Carles Bosch regresa al largometraje documental, ocho años después de la premiada Bicicleta, cuchara y manzana, cinta que trataba la enfermedad de Alzheimer, un padecimiento cada vez más común, desde la perspectiva de un político tan famoso como Pasqual Maragall. Tanto en aquella, como en sus obras anteriores, el cineasta cuenta una historia mediante un relato documental sostenido por un armazón de ficción, fundamentado en presentación, varios actos, sus giros y un desenlace. Como autor afianza su afinidad por las historias humanas de superación, ante la mayor adversidad, provengan los esfuerzos de un grupo de inmigrantes que viven desubicados en su nuevo destino, como en Balseros. Reclusos superados por su vida cotidiana entre rejas, empeñados en sacar lo mejor de sí mismos sobre un escenario, para su Septiembres. O la nueva vida del ex-alcalde barcelonés, tras perder su identidad y memoria.
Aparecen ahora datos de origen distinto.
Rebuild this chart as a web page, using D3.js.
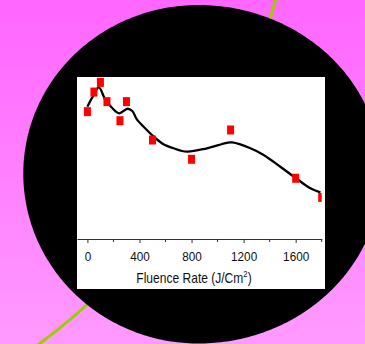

En Petitet el héroe lo encarna el propio protagonista, de nombre real Joan Ximénez Valentí. Un músico percusionista que trabajó en los grupos que acompañaban a los legendarios Gato Pérez y Peret. ¿Quién es Petitet, más allá de su mote, «pequeñito»? Él es un chatarrero, oficio legal con el que vive y aporta dinero a la familia. Es un filósofo gitano, padre y abuelo entregado. Es un afectado por una miastenia gravis, la debilidad muscular que le impide esfuerzos prolongados, una correcta expresión vocal y la necesidad de continuas visitas al hospital o tratamientos de asistencia con oxígeno. Es un bongosero que ya no toca los bongos. Pero sobre todo, él mismo se define como un «rockero de la rumba». Y defiende su palabra de gitano, porque tiene una promesa en marcha que debe cumplir.
Es injusto contar algo más que desvele el argumento del documental, aunque se pueda decir que la promesa da paso a lo más parecido a un milagro. Para contarlo, Carles Bosch se implicó en persona y emocionalmente, como una sombra, siguiendo durante varios años al protagonista, familia y el grupo de músicos que lo acompañan en la búsqueda del sueño. Todos los implicados aparecen en imágenes grabadas en blanco y negro, aportando sus testimonios a cámara. La selección de monólogos resulta dinámica, sincera, fresca y amena en sus intervenciones. Porque los interlocutores no cuentan su propia vida, salvo por algunos datos circunstanciales. Tampoco glorifican a Petitet como si fuera un santo o el sabio del lugar. Cada uno de ellos narra su experiencia en la evolución de los ensayos, criticando la falta de formación musical en algunos casos. O, por oposición, echando en falta el instinto callejero que no tienen los instrumentistas más profesionales. El film avanza por el camino gracias al contraste de pareceres. A la progresión del grupo, ecléctico, tan formal como improvisado, para dar paso a una orquesta con base sinfónica. Por supuesto destacan las escenas veraces que suceden en el hospital, en las divertidas reuniones de los músicos o esas charlas con descansos del gitano en la farmacia. Sin embargo destaca una secuencia breve de Petitet, tras ser ingresado en la habitación de la clínica, acompañado por su nieto mayor, que le cuenta, afectado, su opinión sobre lo difícil que es la vida. Un momento realmente milagroso en el que su abuelo le rebate que, con dieciséis años, aún está despertando. Que lo que debe hacer es levantarse como él, sonriendo cada mañana.
Petitet cumple sus objetivos documentales, con más fortuna en el retrato social de grupos étnicos diferentes, que conviven desde hace décadas en el barrio del Raval. Asimismo explica la capacidad de la rumba como género musical originado en África. Quizás desvirtúa la espontaneidad que necesita su ejecución y cante, por el empeño de otorgarle un prestigio musical que traiciona sus raíces populares. Y también la capacidad de integrar distintas comunidades por el baile o el efecto contagioso de las palmas y alegría de las letras. Tal vez el milagro esté en estos detalles divulgativos, sin necesidad de hacer tesis o recurrir a teorías enrevesadas. Sin duda, una proeza cimentada en la voluntad del equipo técnico, artístico y los centenares de mecenas que —con sus aportaciones— empujaron esta producción. Un film que funciona, sin necesidad de saber su secreto. Y que acaba de la misma forma que comienza, entre nichos y promesas.